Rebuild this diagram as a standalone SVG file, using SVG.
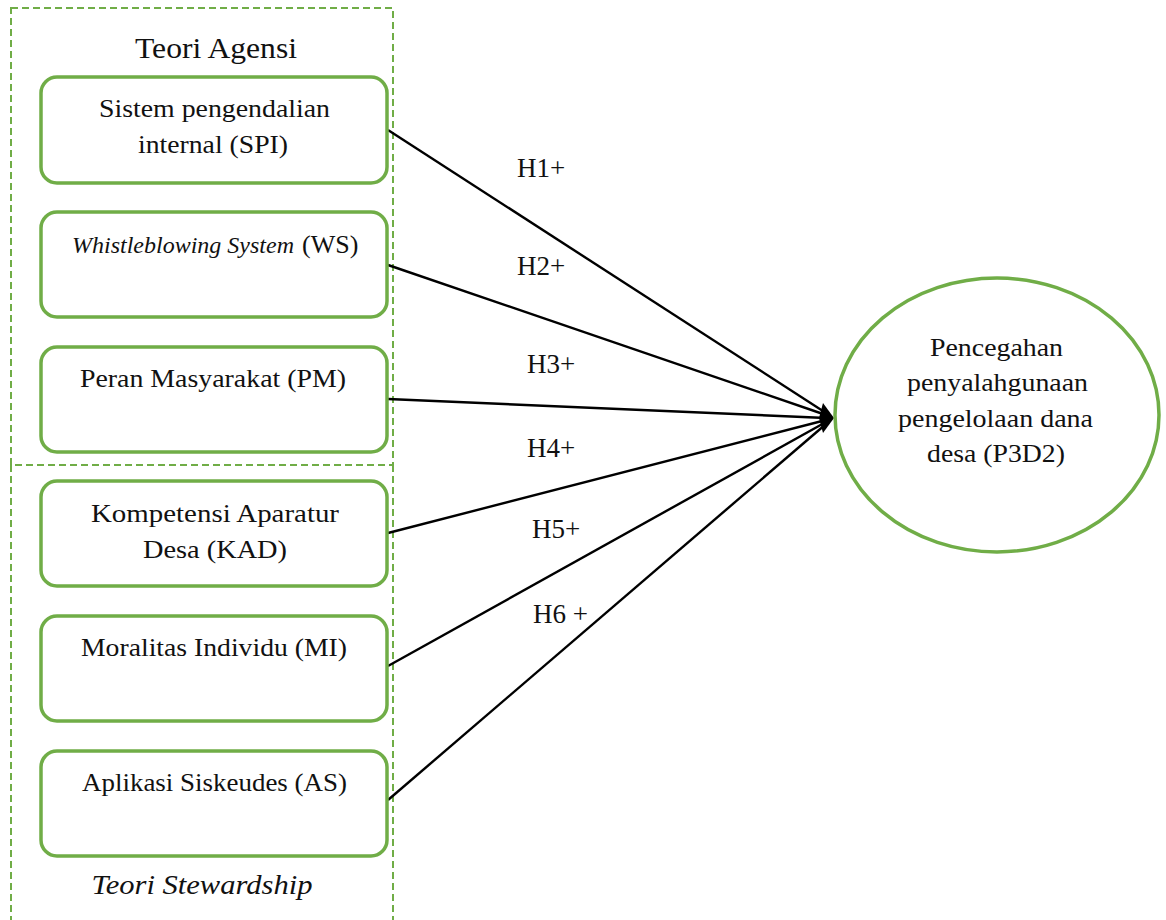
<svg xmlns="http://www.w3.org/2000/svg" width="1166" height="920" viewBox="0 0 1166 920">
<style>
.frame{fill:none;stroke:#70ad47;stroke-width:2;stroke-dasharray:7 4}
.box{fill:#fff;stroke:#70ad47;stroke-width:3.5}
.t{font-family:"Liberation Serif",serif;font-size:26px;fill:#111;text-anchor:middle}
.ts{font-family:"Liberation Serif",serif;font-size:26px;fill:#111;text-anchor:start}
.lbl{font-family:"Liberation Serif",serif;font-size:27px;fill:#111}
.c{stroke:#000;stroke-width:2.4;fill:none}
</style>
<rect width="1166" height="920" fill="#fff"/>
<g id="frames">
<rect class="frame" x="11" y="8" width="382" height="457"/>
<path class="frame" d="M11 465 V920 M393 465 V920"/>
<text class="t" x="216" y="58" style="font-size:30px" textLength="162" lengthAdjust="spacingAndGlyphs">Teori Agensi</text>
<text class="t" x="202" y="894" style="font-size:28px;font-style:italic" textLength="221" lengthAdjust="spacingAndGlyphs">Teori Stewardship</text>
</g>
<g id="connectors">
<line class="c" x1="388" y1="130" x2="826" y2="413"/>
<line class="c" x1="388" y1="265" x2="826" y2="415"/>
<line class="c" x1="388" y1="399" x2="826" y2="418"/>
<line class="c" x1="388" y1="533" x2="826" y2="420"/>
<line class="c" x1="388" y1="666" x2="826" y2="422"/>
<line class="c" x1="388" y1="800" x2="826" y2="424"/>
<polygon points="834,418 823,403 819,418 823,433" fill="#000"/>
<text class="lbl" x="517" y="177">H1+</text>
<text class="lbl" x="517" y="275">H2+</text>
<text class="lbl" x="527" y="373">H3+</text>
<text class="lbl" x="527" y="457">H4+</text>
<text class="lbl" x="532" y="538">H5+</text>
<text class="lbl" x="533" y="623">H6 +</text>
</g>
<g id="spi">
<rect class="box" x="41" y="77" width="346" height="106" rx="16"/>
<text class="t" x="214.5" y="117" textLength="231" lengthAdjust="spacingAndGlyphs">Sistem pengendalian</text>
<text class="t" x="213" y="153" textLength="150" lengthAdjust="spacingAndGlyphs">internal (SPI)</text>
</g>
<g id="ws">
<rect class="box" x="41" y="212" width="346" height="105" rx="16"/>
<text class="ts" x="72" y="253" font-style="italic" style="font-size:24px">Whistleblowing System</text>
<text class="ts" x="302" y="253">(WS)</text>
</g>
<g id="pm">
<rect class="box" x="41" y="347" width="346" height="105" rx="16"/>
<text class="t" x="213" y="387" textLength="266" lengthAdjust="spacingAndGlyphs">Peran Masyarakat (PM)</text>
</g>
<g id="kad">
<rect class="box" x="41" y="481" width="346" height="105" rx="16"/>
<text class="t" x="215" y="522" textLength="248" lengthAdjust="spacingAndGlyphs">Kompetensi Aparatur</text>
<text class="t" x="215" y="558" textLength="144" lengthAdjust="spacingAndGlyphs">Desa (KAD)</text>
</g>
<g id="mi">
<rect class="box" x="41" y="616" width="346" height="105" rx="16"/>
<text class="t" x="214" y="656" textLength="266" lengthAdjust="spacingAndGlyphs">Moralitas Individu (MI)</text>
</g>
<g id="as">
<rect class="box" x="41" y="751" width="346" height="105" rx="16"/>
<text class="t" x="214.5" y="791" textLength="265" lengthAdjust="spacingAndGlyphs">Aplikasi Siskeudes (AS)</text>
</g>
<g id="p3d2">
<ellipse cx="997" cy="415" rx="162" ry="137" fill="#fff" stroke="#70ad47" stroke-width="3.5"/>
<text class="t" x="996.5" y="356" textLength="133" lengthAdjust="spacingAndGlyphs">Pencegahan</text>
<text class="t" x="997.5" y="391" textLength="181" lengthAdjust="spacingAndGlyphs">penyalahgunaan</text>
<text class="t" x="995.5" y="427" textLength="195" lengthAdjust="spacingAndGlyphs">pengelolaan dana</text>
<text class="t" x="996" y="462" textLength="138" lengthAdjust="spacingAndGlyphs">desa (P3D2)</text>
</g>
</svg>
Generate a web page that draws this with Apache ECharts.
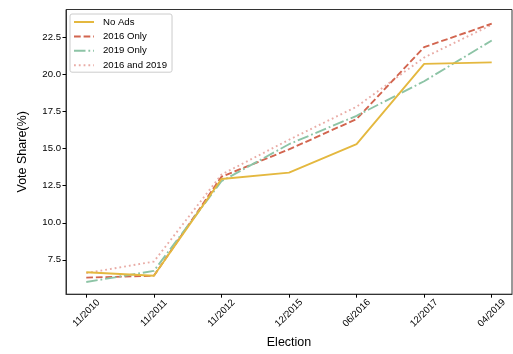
- - - - -
Work to do: Leave the pictures out and copy the rest of the data exactly.

Result for this exercise:
Rebuild this diagram as a standalone SVG file, using SVG.
<svg xmlns="http://www.w3.org/2000/svg" width="1166" height="920" viewBox="0 0 1166 920">
<style>
.frame{fill:none;stroke:#70ad47;stroke-width:2;stroke-dasharray:7 4}
.box{fill:#fff;stroke:#70ad47;stroke-width:3.5}
.t{font-family:"Liberation Serif",serif;font-size:26px;fill:#111;text-anchor:middle}
.ts{font-family:"Liberation Serif",serif;font-size:26px;fill:#111;text-anchor:start}
.lbl{font-family:"Liberation Serif",serif;font-size:27px;fill:#111}
.c{stroke:#000;stroke-width:2.4;fill:none}
</style>
<rect width="1166" height="920" fill="#fff"/>
<g id="frames">
<rect class="frame" x="11" y="8" width="382" height="457"/>
<path class="frame" d="M11 465 V920 M393 465 V920"/>
<text class="t" x="216" y="58" style="font-size:30px" textLength="162" lengthAdjust="spacingAndGlyphs">Teori Agensi</text>
<text class="t" x="202" y="894" style="font-size:28px;font-style:italic" textLength="221" lengthAdjust="spacingAndGlyphs">Teori Stewardship</text>
</g>
<g id="connectors">
<line class="c" x1="388" y1="130" x2="826" y2="413"/>
<line class="c" x1="388" y1="265" x2="826" y2="415"/>
<line class="c" x1="388" y1="399" x2="826" y2="418"/>
<line class="c" x1="388" y1="533" x2="826" y2="420"/>
<line class="c" x1="388" y1="666" x2="826" y2="422"/>
<line class="c" x1="388" y1="800" x2="826" y2="424"/>
<polygon points="834,418 823,403 819,418 823,433" fill="#000"/>
<text class="lbl" x="517" y="177">H1+</text>
<text class="lbl" x="517" y="275">H2+</text>
<text class="lbl" x="527" y="373">H3+</text>
<text class="lbl" x="527" y="457">H4+</text>
<text class="lbl" x="532" y="538">H5+</text>
<text class="lbl" x="533" y="623">H6 +</text>
</g>
<g id="spi">
<rect class="box" x="41" y="77" width="346" height="106" rx="16"/>
<text class="t" x="214.5" y="117" textLength="231" lengthAdjust="spacingAndGlyphs">Sistem pengendalian</text>
<text class="t" x="213" y="153" textLength="150" lengthAdjust="spacingAndGlyphs">internal (SPI)</text>
</g>
<g id="ws">
<rect class="box" x="41" y="212" width="346" height="105" rx="16"/>
<text class="ts" x="72" y="253" font-style="italic" style="font-size:24px">Whistleblowing System</text>
<text class="ts" x="302" y="253">(WS)</text>
</g>
<g id="pm">
<rect class="box" x="41" y="347" width="346" height="105" rx="16"/>
<text class="t" x="213" y="387" textLength="266" lengthAdjust="spacingAndGlyphs">Peran Masyarakat (PM)</text>
</g>
<g id="kad">
<rect class="box" x="41" y="481" width="346" height="105" rx="16"/>
<text class="t" x="215" y="522" textLength="248" lengthAdjust="spacingAndGlyphs">Kompetensi Aparatur</text>
<text class="t" x="215" y="558" textLength="144" lengthAdjust="spacingAndGlyphs">Desa (KAD)</text>
</g>
<g id="mi">
<rect class="box" x="41" y="616" width="346" height="105" rx="16"/>
<text class="t" x="214" y="656" textLength="266" lengthAdjust="spacingAndGlyphs">Moralitas Individu (MI)</text>
</g>
<g id="as">
<rect class="box" x="41" y="751" width="346" height="105" rx="16"/>
<text class="t" x="214.5" y="791" textLength="265" lengthAdjust="spacingAndGlyphs">Aplikasi Siskeudes (AS)</text>
</g>
<g id="p3d2">
<ellipse cx="997" cy="415" rx="162" ry="137" fill="#fff" stroke="#70ad47" stroke-width="3.5"/>
<text class="t" x="996.5" y="356" textLength="133" lengthAdjust="spacingAndGlyphs">Pencegahan</text>
<text class="t" x="997.5" y="391" textLength="181" lengthAdjust="spacingAndGlyphs">penyalahgunaan</text>
<text class="t" x="995.5" y="427" textLength="195" lengthAdjust="spacingAndGlyphs">pengelolaan dana</text>
<text class="t" x="996" y="462" textLength="138" lengthAdjust="spacingAndGlyphs">desa (P3D2)</text>
</g>
</svg>
Generate a web page that draws this with Apache ECharts.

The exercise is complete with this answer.